When asked how often to dye hair to prevent damage, Crosby said, "How fast hair grows and what your base color is plays a big part. Out-growth may need to be touched up every three weeks (depending on how high the contrast between natural base color and hair color are). For example, a fully gray base, which is dyed to even light brown, will require much more maintenance than if it were dyed to blonde."
"If someone is dishwater blonde and dyes to a golden blonde, then typically, they can go much longer in between. To save hair from as much damage as possible, only dye regrowth without breaking the dye line. At the very final stages of color, pull dye through to break the line only (not all the way to the ends). Only pull color through to the ends if the ends have faded substantially."
According to Crosby, it is possible to have a long-term love affair with your colorist if they know what they are doing. But every so often, you still need a break from the hair salon — to save some cash and give your follicles a rest.
Salon downtime doesn't mean you have to hide your head under a paper bag. Try these at-home chemical dye alternatives instead:
Moms of small children, you're in luck. According to Sandi Arensman, master hair colorist, stylist and makeup artist featured in Modern Salon Magazine, children's chalk and a little elbow grease make for one of the best natural DIY hair color treatments. Arensman tells SheKnows, "Grind up children's chalk, place in between paper towels and rub into hair. Or, place on two sides of a makeup sponge and apply the same way. The lighter the hair, the more vibrant the color will show up."
For those who want to skip the muss and fuss of DIY dye altogether, Diana Bernard, owner of Salon Panache and founder of the Virgin Hair Products line, has a simple "color pop" solution, "To pump up hair color without using dye, buy clip-in pieces of hair to clip half an inch to an inch lower than your part for peek-a-boo color."
Erica Harriss, founder of Saving Grace Beauty, shares, "A popular method for DIY dark hair powder on Pinterest is to mix cornstarch (to absorb oil) and cocoa powder. When I tried this particular mixture and didn't personally love the results, I came up with my own product."
Harriss' take on the DIY concoction, Saving Grace Hair Powder designed to instantly absorb oil and cover gray roots, was featured on Yahoo!Beauty as a new "Beauty Product To Have On Your Radar" in 2015. (SavingGraceHair.com, $15)

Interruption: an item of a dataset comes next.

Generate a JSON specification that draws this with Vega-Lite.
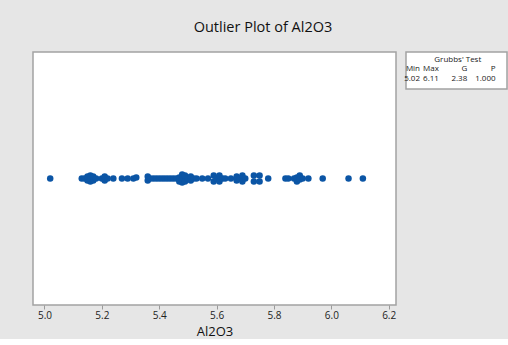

If you want to extend the life of your last color treatment without a chemical touchup at home, an at-home color enhancer is your best bet. PRAVANA's new NEVO Color Enhancer Treatments come in five different color-enhancing shades for most hair colors and types. And speaking of natural, all PRAVANA NEVO products are 100 percent biodegradable, 100 percent vegan and free of sulfates, parabens, sodium chloride, phthalates, gluten, animal byproducts and animal testing. (Pravana.com, $20)
Arensman shares her insider trick for a color-boosting "beach spray" made of food coloring and salt water. She explains, "Make a beach spray: 1 tablespoon salt, 8 ounces water. Put as much food coloring into the mixture as you would like (more food color produces more intense color)."
In the natural dye world, customers just can't get enough of Lush henna hair dyes. The 100 percent vegetarian, handmade henna hair dyes offer natural "enrichments" in red, rich brown, deep chestnut and dark black. (Lush.com, $26)
C.J. Legare, proprietress of Functional Girl, says, "My favorite DIY trick for punching up your color without dye is to use juice! For red highlights, cranberry and beet juice are great options. Sound weird? Think of it this way: If it will stain your carpet, it will stain your hair. If you're looking to brighten your hue, lemon juice is your go-to. Keep in mind that the acidity can be drying to your strands, so mix in a moisturizing component like coconut oil, olive oil or honey. Warm the mixture until lemon and oil are mixed, saturate your hair, throw a plastic bag over your hair and let your body heat do its thing for a few hours. When you're ready, rinse, shampoo and condition!"